As coastal communities and fishers are among the most vulnerable to climate change, climate solutions were discussed. “Yesterday at the related Galing Pook event, we launched an innovative programme to help protect our fishers from increasingly unpredictable weather,” shares Dr. Israel Cruz, department manager of the Philippine Crop Insurance Corporation, which revealed that just 85,000 out of 13 million Filipino farmers and fishers have insurance.

“Our parametric insurance system uses weather index data such as rainfall, wave height and wind speed. Tranches of PHP1250 shall be credited to registered fishers when certain weather parameters are met. This is much faster than physically checking and calculating actual losses. Payouts can be available two weeks after the end of each month. The system is currently being fine-tuned and will be rolled out by October 2024,” says Cruz.

Philippine waters are among the richest on Earth. Forming the apex of the Coral Triangle, the country hosts 27,000 square kilometers of coral reef, hosting over 3000 fish species like whale sharks and manta rays, plus iconic sea critters like marine turtles and dugongs. Recent published studies however, revealed that over 90% of Philippine reefs are classified as either poor or fair – curtailing fisheries productivity.
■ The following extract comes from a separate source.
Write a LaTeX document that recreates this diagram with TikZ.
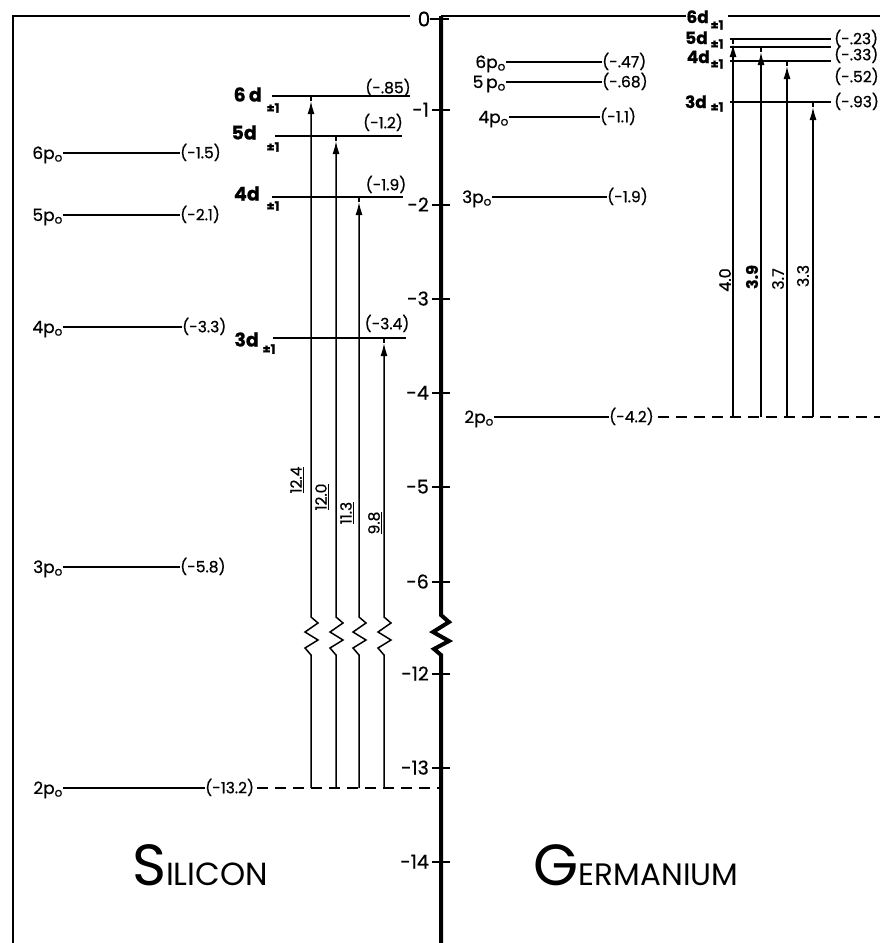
\documentclass[tikz,border=0pt]{standalone}
\usepackage{fontspec}
\setmainfont{Poppins}[FakeBold=0.6]
\newfontfamily\ttlfont{Poppins}
\usetikzlibrary{arrows.meta,calc}
\begin{document}
\begin{tikzpicture}[x=1pt,y=-1pt,
 lvl/.style={line width=1.8pt},
 trans/.style={line width=1.5pt},
 frameln/.style={line width=2.6pt},
 axisln/.style={line width=4pt},
 tickln/.style={line width=1.5pt},
 dashln/.style={line width=1.7pt,dash pattern=on 11pt off 7pt},
 val/.style={font=\fontsize{15.5}{15.5}\selectfont, inner sep=0pt, text height=10.5pt, text depth=0pt},
 plab/.style={font=\fontsize{17}{17}\selectfont, inner sep=0pt, text height=12pt, text depth=0pt},
 dlab/.style={font=\bfseries\fontsize{19}{19}\selectfont, inner sep=0pt, text height=13pt, text depth=0pt},
 gdlab/.style={font=\bfseries\fontsize{17}{17}\selectfont, inner sep=0pt, text height=12pt, text depth=0pt},
 pmlab/.style={font=\bfseries\fontsize{13}{13}\selectfont, inner sep=0pt},
 axlab/.style={font=\fontsize{19}{19}\selectfont, inner sep=0pt, text height=13pt, text depth=0pt, anchor=east},
 tlab/.style={font=\fontsize{15.5}{15.5}\selectfont, inner sep=0pt, rotate=90},
 arr/.style={-{Latex[length=13pt,width=7pt]}},
 ttl/.style={inner sep=0pt, anchor=base, font=\ttlfont}
]
\useasboundingbox (0,0) rectangle (880,943);
\fill[white] (0,0) rectangle (880,943);

% ---------- frame and axis ----------
\coordinate (fbl) at (13,943);
\coordinate (ftl) at (13,16);
\coordinate (ftr) at (410,16);
\draw[frameln] (fbl) -- (ftl) -- (ftr);
\node[font=\fontsize{20}{20}\selectfont, inner sep=0pt] (zero) at (424,19) {0};
\coordinate (axtop) at (441,16);
\coordinate (axbot) at (441,943);
\draw[tickln] (zero.east) -- ++(19,0);
\draw[axisln] (axtop) -- (441,615) -- (449,622) -- (433,632) -- (449,641) -- (434,649) -- (441,655) -- (axbot);

% ticks
\foreach \yy/\lab in {110/-1,205/-2,299/-3,393/-4,487/-5,582/-6,674/-12,768/-13,862/-14}{
  \draw[tickln] (432,\yy) -- (450,\yy);
  \node[axlab] at (429,\yy) {\lab};
}

% ---------- Silicon p levels ----------
\node[plab, anchor=east] (si6pl) at (63,153) {6p\textsubscript{o}};
\node[val, anchor=west] (si6pv) at (180,153) {(-1.5)};
\draw[lvl] (si6pl.east) -- (si6pv.west);

\node[plab, anchor=east] (si5pl) at (63,215) {5p\textsubscript{o}};
\node[val, anchor=west] (si5pv) at (180,215) {(-2.1)};
\draw[lvl] (si5pl.east) -- (si5pv.west);

\node[plab, anchor=east] (si4pl) at (63,327) {4p\textsubscript{o}};
\node[val, anchor=west] (si4pv) at (182,327) {(-3.3)};
\draw[lvl] (si4pl.east) -- (si4pv.west);

\node[plab, anchor=east] (si3pl) at (63,567) {3p\textsubscript{o}};
\node[val, anchor=west] (si3pv) at (180,567) {(-5.8)};
\draw[lvl] (si3pl.east) -- (si3pv.west);

\node[plab, anchor=east] (si2pl) at (63,788) {2p\textsubscript{o}};
\node[val, anchor=west] (si2pv) at (205,788) {(-13.2)};
\draw[lvl] (si2pl.east) -- (si2pv.west);
\coordinate (si2pax) at (441,788);
\draw[dashln] (si2pv.east) ++(3,0) -- (si2pax);

% ---------- Silicon d levels ----------
\node[dlab, anchor=east] (si6dl) at (262,95) {6\,d};
\node[pmlab] (si6dpm) at (273,108) {±1};
\coordinate (si6da) at (272,96); \coordinate (si6db) at (410,96);
\draw[lvl] (si6da) -- (si6db);
\node[val] (si6dv) at (388,88) {(-.85)};

\node[dlab, anchor=east] (si5dl) at (257,133) {5d};
\node[pmlab] (si5dpm) at (273,147) {±1};
\coordinate (si5da) at (275,136); \coordinate (si5db) at (402,136);
\draw[lvl] (si5da) -- (si5db);
\node[val] (si5dv) at (383,123) {(-1.2)};

\node[dlab, anchor=east] (si4dl) at (260,194) {4d};
\node[pmlab] (si4dpm) at (273,206) {±1};
\coordinate (si4da) at (272,197); \coordinate (si4db) at (403,197);
\draw[lvl] (si4da) -- (si4db);
\node[val] (si4dv) at (386,185) {(-1.9)};

\node[dlab, anchor=east] (si3dl) at (259,340) {3d};
\node[pmlab] (si3dpm) at (269,349) {±1};
\coordinate (si3da) at (273,338); \coordinate (si3db) at (406,338);
\draw[lvl] (si3da) -- (si3db);
\node[val] (si3dv) at (387,324) {(-3.4)};

% ---------- Silicon transitions ----------
\foreach \xx/\top/\nm in {311/96/a,336/136/b,359/197/c,384/338/d}{
  \coordinate (sib\nm) at (\xx,788);
  \coordinate (sit\nm) at (\xx,\top);
  \coordinate (sih\nm) at (\xx,\top+5);
  \draw[trans,arr] (sib\nm) -- ++(0,-133) -- ++(-6,-7) -- ++(13,-8) -- ++(-13,-8) -- ++(13,-9) -- ++(-7,-6) -- (sih\nm);
  \draw[trans] (sih\nm) -- (sit\nm);
}
\node[tlab] (sie1) at (297,480) {\underline{12.4}};
\node[tlab] (sie2) at (322,497) {\underline{12.0}};
\node[tlab] (sie3) at (347,513) {\underline{11.3}};
\node[tlab] (sie4) at (375,523) {\underline{9.8}};

% ---------- Germanium top line and d labels ----------
\node[gdlab, anchor=east] (ge6dl) at (709,17) {6d};
\node[pmlab] (ge6dpm) at (717,25) {±1};
\coordinate (getr) at (880,16);
\draw[frameln] (axtop) -- (ge6dl.west |- axtop);
\draw[frameln] (728,16) -- (getr);

\node[gdlab, anchor=east] (ge5dl) at (708,38) {5d};
\node[pmlab] (ge5dpm) at (717,44) {±1};
\node[gdlab, anchor=east] (ge4dl) at (710,57) {4d};
\node[pmlab] (ge4dpm) at (717,64) {±1};
\node[gdlab, anchor=east] (ge3dl) at (707,102) {3d};
\node[pmlab] (ge3dpm) at (717,107) {±1};

\foreach \yy/\vy/\vv/\nm in {39/39/{(-.23)}/a,47/55/{(-.33)}/b,61/77/{(-.52)}/c,102/102/{(-.93)}/d}{
  \coordinate (geda\nm) at (730,\yy);
  \coordinate (gedb\nm) at (831,\yy);
  \draw[lvl] (geda\nm) -- (gedb\nm);
  \node[val, anchor=west] (gedv\nm) at (834,\vy) {\vv};
}

% ---------- Germanium p levels ----------
\node[plab, anchor=east] (ge6pl) at (506,62) {6p\textsubscript{o}};
\node[val, anchor=west] (ge6pv) at (602,62) {(-.47)};
\draw[lvl] (ge6pl.east) -- (ge6pv.west);

\node[plab, anchor=east] (ge5pl) at (506,82) {5\,p\textsubscript{o}};
\node[val, anchor=west] (ge5pv) at (602,82) {(-.68)};
\draw[lvl] (ge5pl.east) -- (ge5pv.west);

\node[plab, anchor=east] (ge4pl) at (509,117) {4p\textsubscript{o}};
\node[val, anchor=west] (ge4pv) at (600,117) {(-1.1)};
\draw[lvl] (ge4pl.east) -- (ge4pv.west);

\node[plab, anchor=east] (ge3pl) at (492,197) {3p\textsubscript{o}};
\node[val, anchor=west] (ge3pv) at (607,197) {(-1.9)};
\draw[lvl] (ge3pl.east) -- (ge3pv.west);

\node[plab, anchor=east] (ge2pl) at (494,417) {2p\textsubscript{o}};
\node[val, anchor=west] (ge2pv) at (609,417) {(-4.2)};
\draw[lvl] (ge2pl.east) -- (ge2pv.west);
\coordinate (ge2pr) at (880,417);
\draw[dashln] (ge2pv.east) ++(4,0) -- (ge2pr);

% ---------- Germanium transitions ----------
\foreach \xx/\top/\nm in {733/39/a,761/47/b,787/61/c,813/102/d}{
  \coordinate (geb\nm) at (\xx,417);
  \coordinate (get\nm) at (\xx,\top);
  \coordinate (geh\nm) at (\xx,\top+5);
  \draw[trans,arr] (geb\nm) -- (geh\nm);
  \draw[trans] (geh\nm) -- (get\nm);
}
\node[tlab, font=\fontsize{16}{16}\selectfont] (gee1) at (725,280) {4.0};
\node[tlab, font=\bfseries\fontsize{16}{16}\selectfont] (gee2) at (752,277) {3.9};
\node[tlab, font=\fontsize{16}{16}\selectfont] (gee3) at (778,279) {3.7};
\node[tlab, font=\fontsize{16}{16}\selectfont] (gee4) at (803,276) {3.3};

% ---------- titles ----------
\node[ttl] (sititle) at (200,885) {{\fontsize{58}{58}\selectfont S}{\fontsize{32}{32}\selectfont ILICON}};
\node[ttl] (getitle) at (636,885) {{\fontsize{58}{58}\selectfont G}{\fontsize{31}{31}\selectfont ERMANIUM}};
\end{tikzpicture}
\end{document}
“Perhaps a root cause of many of our challenges is hunger and poverty,” shares Del Carmen mayor Alfredo Corro II, who earlier toured members of the Coastal 500 around the island of Siargao, a surfer’s paradise and tourism hub smashed by Typhoon Odette in December 2021.

“For their lives to improve, we should see our fishers not as ‘the poorest of the poor’ – but as equals. They are fellow businessmen and women, entrepreneurs just like us. Perhaps when they reach the ripe age of 65, when their kids have all graduated, they can finally fulfill the dreams of their youth. Maybe they want to travel, to see more than where their old bancas have brought them. This is why we need social protection to improve their lives. This is why we’re all here.”